21 April, 2014

Little hands rising from the dirt

I have been nagged big time by the domestic challenge of garden markers. Me been thinking that if I could only find a means to flag my garden content my life would be easier.

I want to mark the location of the seeds and seedlings I plant as well as the the  mulch pits I dig. But finding a reliable means to do so is frustrating. 

Wood rots and colours so that it merges with the undergrowth.

Plastic tags are often quite short and, because they're light, will fall over and get lost in the mulch.

I've used aluminium foil pinched atop of twigs or bamboo too but the foil falls off.

Then I thought: ceramic. Since my garden is festooned with plates -- each bed looks like a flying saucer parking lot  because I use dinner plates to cover my terracotta pot wetpots-- I started thinking about the porcelain option.

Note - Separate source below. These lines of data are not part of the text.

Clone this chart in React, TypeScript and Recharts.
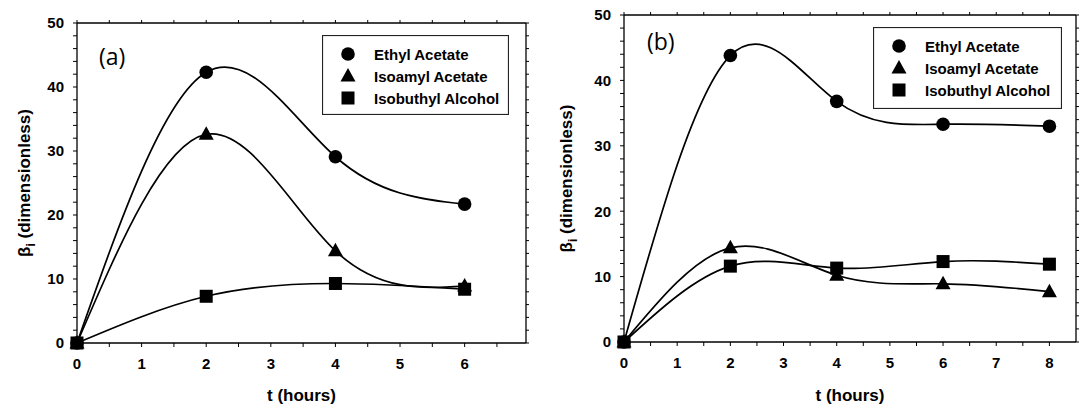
import { Label, Legend, Line, LineChart, XAxis, YAxis } from "recharts";

// panel (a)
const hoursA = [0, 2, 4, 6];
const ethylA = [0, 42.3, 29.1, 21.7];
const isoamylA = [0, 32.6, 14.4, 8.9];
const isobutylA = [0, 7.3, 9.3, 8.4];
const xTicksA = [0, 0.5, 1, 1.5, 2, 2.5, 3, 3.5, 4, 4.5, 5, 5.5, 6, 6.5];

// panel (b)
const hoursB = [0, 2, 4, 6, 8];
const ethylB = [0, 43.8, 36.8, 33.3, 33.0];
const isoamylB = [0, 14.4, 10.2, 8.9, 7.7];
const isobutylB = [0, 11.6, 11.3, 12.3, 11.9];
const xTicksB = [0, 0.5, 1, 1.5, 2, 2.5, 3, 3.5, 4, 4.5, 5, 5.5, 6, 6.5, 7, 7.5, 8];

const yTicks = [0, 2, 4, 6, 8, 10, 12, 14, 16, 18, 20, 22, 24, 26, 28, 30, 32, 34, 36, 38, 40, 42, 44, 46, 48, 50];
const seriesNames = ["Ethyl Acetate", "Isoamyl Acetate", "Isobuthyl Alcohol"];

type Kind = "circle" | "triangle" | "square";
const kinds: Kind[] = ["circle", "triangle", "square"];

const font = "'Liberation Sans', Arial, sans-serif";

function Marker({ cx, cy, kind }: { cx: number; cy: number; kind: Kind }) {
  if (cx == null || cy == null) return null;
  if (kind === "circle") return <circle cx={cx} cy={cy} r={6.8} fill="#000" />;
  if (kind === "square") return <rect x={cx - 6.5} y={cy - 6.5} width={13} height={13} fill="#000" />;
  return <polygon points={`${cx},${cy - 8} ${cx - 7.5},${cy + 5.5} ${cx + 7.5},${cy + 5.5}`} fill="#000" />;
}

function XTick(props: any) {
  const v = props.payload?.value;
  if (!Number.isInteger(v)) return null;
  return (
    <text x={props.x} y={props.y} dy="0.71em" textAnchor="middle" fontFamily={font} fontWeight={700} fontSize={15} fill="#000">
      {v}
    </text>
  );
}

function YTick(props: any) {
  const v = props.payload?.value;
  if (v % 10 !== 0) return null;
  return (
    <text x={props.x} y={props.y} dy="0.355em" textAnchor="end" fontFamily={font} fontWeight={700} fontSize={15} fill="#000">
      {v}
    </text>
  );
}

type PanelLayout = {
  left: number;
  width: number;
  plotLeft: number;
  plotRight: number;
  plotTop: number;
  plotBottom: number;
  yTitleX: number;
  tagX: number;
  tagY: number;
  legendLeft: number;
  legendTop: number;
  legendW: number;
  legendH: number;
};

function Panel({
  tag,
  hours,
  ethyl,
  isoamyl,
  isobutyl,
  xMax,
  xTicks,
  layout
}: {
  tag: string;
  hours: number[];
  ethyl: number[];
  isoamyl: number[];
  isobutyl: number[];
  xMax: number;
  xTicks: number[];
  layout: PanelLayout;
}) {
  const data = hours.map((t, i) => ({ t, ethyl: ethyl[i], isoamyl: isoamyl[i], isobutyl: isobutyl[i] }));
  const keys = ["ethyl", "isoamyl", "isobutyl"];
  const plotMidX = (layout.plotLeft + layout.plotRight) / 2;
  const plotMidY = (layout.plotTop + layout.plotBottom) / 2;

  const renderLegend = () => (
    <svg width={layout.legendW} height={layout.legendH} style={{ display: "block" }}>
      <rect x={0.5} y={0.5} width={layout.legendW - 1} height={layout.legendH - 1} fill="#fff" stroke="#222" strokeWidth={1.2} />
      {seriesNames.map((name, i) => {
        const cy = 19 + i * 22;
        return (
          <g key={name}>
            <Marker cx={26} cy={cy} kind={kinds[i]} />
            <text x={52} y={cy + 5.5} fontFamily={font} fontWeight={700} fontSize={15} fill="#000">
              {name}
            </text>
          </g>
        );
      })}
    </svg>
  );

  return (
    <div style={{ position: "absolute", left: layout.left, top: 0, width: layout.width, height: 416 }}>
      <LineChart
        width={layout.width}
        height={416}
        data={data}
        margin={{ top: layout.plotTop - 1, right: layout.width - layout.plotRight - 1, bottom: 0, left: 0 }}
      >
        <XAxis
          xAxisId="bottom"
          dataKey="t"
          type="number"
          domain={[0, xMax]}
          ticks={xTicks}
          interval={0}
          height={416 - layout.plotBottom}
          tickSize={4}
          tickMargin={11}
          tick={<XTick />}
          stroke="#000"
          axisLine={{ stroke: "#000", strokeWidth: 1.3 }}
          tickLine={{ stroke: "#000" }}
        >
          <Label
            content={() => (
              <text x={plotMidX} y={401} textAnchor="middle" fontFamily={font} fontWeight={700} fontSize={17} fill="#000">
                t (hours)
              </text>
            )}
          />
        </XAxis>
        <XAxis
          xAxisId="top"
          orientation="top"
          dataKey="t"
          type="number"
          domain={[0, xMax]}
          ticks={xTicks}
          interval={0}
          allowDataOverflow
          height={1}
          tickSize={3}
          tickFormatter={() => ""}
          stroke="#000"
          axisLine={{ stroke: "#000", strokeWidth: 1.3 }}
          tickLine={{ stroke: "#000" }}
        >
          <Label
            content={() => (
              <text x={layout.tagX} y={layout.tagY} fontFamily="'Open Sans', 'Liberation Sans', sans-serif" fontSize={23} fill="#000">
                {tag}
              </text>
            )}
          />
        </XAxis>
        <YAxis
          yAxisId="left"
          type="number"
          domain={[0, 50]}
          ticks={yTicks}
          interval={0}
          width={layout.plotLeft}
          tickSize={4}
          tickMargin={9}
          tick={<YTick />}
          stroke="#000"
          axisLine={{ stroke: "#000", strokeWidth: 1.3 }}
          tickLine={{ stroke: "#000" }}
        >
          <Label
            content={() => (
              <text
                x={layout.yTitleX}
                y={plotMidY}
                transform={`rotate(-90 ${layout.yTitleX} ${plotMidY})`}
                textAnchor="middle"
                fontFamily={font}
                fontWeight={700}
                fontSize={17}
                fill="#000"
              >
                β<tspan fontSize={12} dy={5}>i</tspan>
                <tspan dy={-5}> (dimensionless)</tspan>
              </text>
            )}
          />
        </YAxis>
        <YAxis
          yAxisId="right"
          orientation="right"
          type="number"
          domain={[0, 50]}
          ticks={yTicks}
          interval={0}
          allowDataOverflow
          width={1}
          tickSize={3}
          tickFormatter={() => ""}
          stroke="#000"
          axisLine={{ stroke: "#000", strokeWidth: 1.3 }}
          tickLine={{ stroke: "#000" }}
        />
        <Legend
          layout="horizontal"
          verticalAlign="middle"
          align="center"
          content={renderLegend}
          wrapperStyle={{ left: layout.legendLeft, top: layout.legendTop, width: layout.legendW, height: layout.legendH }}
        />
        {keys.map((key, i) => (
          <Line
            key={key}
            xAxisId="bottom"
            yAxisId="left"
            dataKey={key}
            name={seriesNames[i]}
            type="natural"
            stroke="#000"
            strokeWidth={1.7}
            isAnimationActive={false}
            activeDot={false}
            legendType="none"
            dot={(p: any) => <Marker key={`${key}-${p.index}`} cx={p.cx} cy={p.cy} kind={kinds[i]} />}
          />
        ))}
      </LineChart>
    </div>
  );
}

const layoutA: PanelLayout = {
  left: 0,
  width: 540,
  plotLeft: 77,
  plotRight: 526,
  plotTop: 23,
  plotBottom: 343,
  yTitleX: 30,
  tagX: 99,
  tagY: 65,
  legendLeft: 322,
  legendTop: 35,
  legendW: 187,
  legendH: 80
};

const layoutB: PanelLayout = {
  left: 540,
  width: 541,
  plotLeft: 84,
  plotRight: 536,
  plotTop: 15,
  plotBottom: 342,
  yTitleX: 32,
  tagX: 107,
  tagY: 50,
  legendLeft: 333,
  legendTop: 27,
  legendW: 189,
  legendH: 82
};

export default function App() {
  return (
    <div style={{ position: "absolute", left: 0, top: 0, width: 1081, height: 416, background: "#fff" }}>
      <Panel tag="(a)" hours={hoursA} ethyl={ethylA} isoamyl={isoamylA} isobutyl={isobutylA} xMax={6.95} xTicks={xTicksA} layout={layoutA} />
      <Panel tag="(b)" hours={hoursB} ethyl={ethylB} isoamyl={isoamylB} isobutyl={isobutylB} xMax={8.5} xTicks={xTicksB} layout={layoutB} />
    </div>
  );
}
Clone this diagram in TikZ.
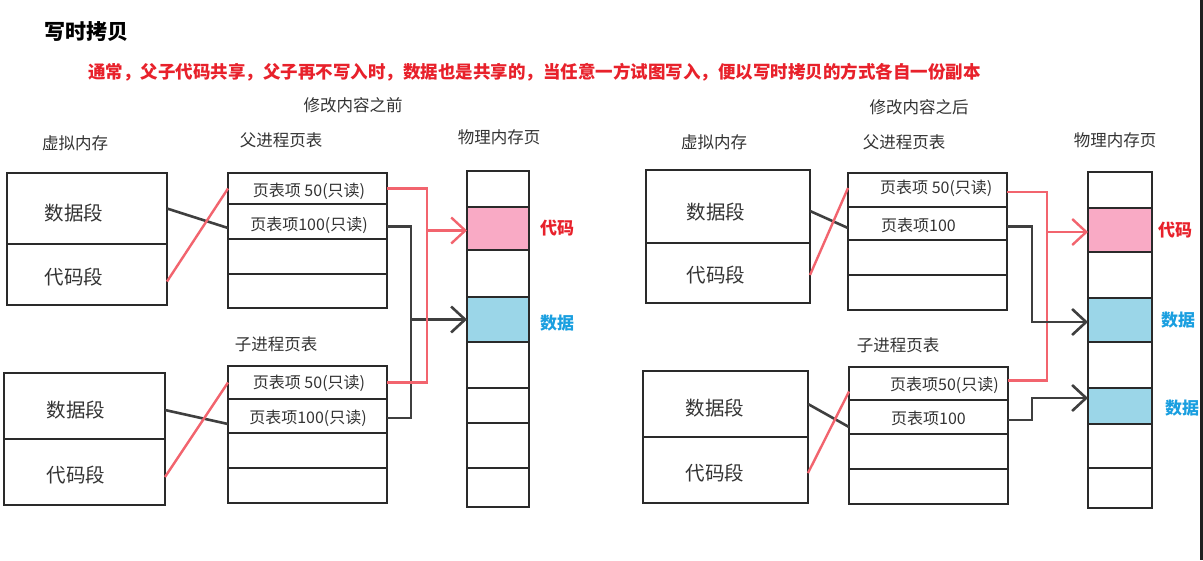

Cups? Broken bits of terracotta pots? Plates on their sides?

It just so happens that my wife is a keen mosaic artist and we do have a ready supply of tiles on hand and tile cutters. 

Are you with me on this?

So all I need do is lay in a supply of old tiles -- old white or lightly coloured tiles -- preferably large ones - and trim them into narrow strips.I could even write on them too if I wanted. Inserted upright into the soil I'd have myself markers galore.I could even deploy colour coding if I had the supply of different suitable tiles. White for plantings; another colour  for mulch pits.

No rot. Easily located  among all the vegetative growth.

You may wonder why I should obsess about tagging like this. When you mulch thick and often it's easy to lose stuff in the garden. Seedlings. Seed holes. Even hand tools. Pit fertilising stations.... Inadvertently each time you throw on some more mulch material you may cover past gardening efforts. 

So it's all about preventing drowning. They're little hands rising from the dirt: I'm here! 

Indeed, if I added a little square or rectangular tile cut to the top of these strips maybe I've got a retailable item? So what's the market in garden markers these days?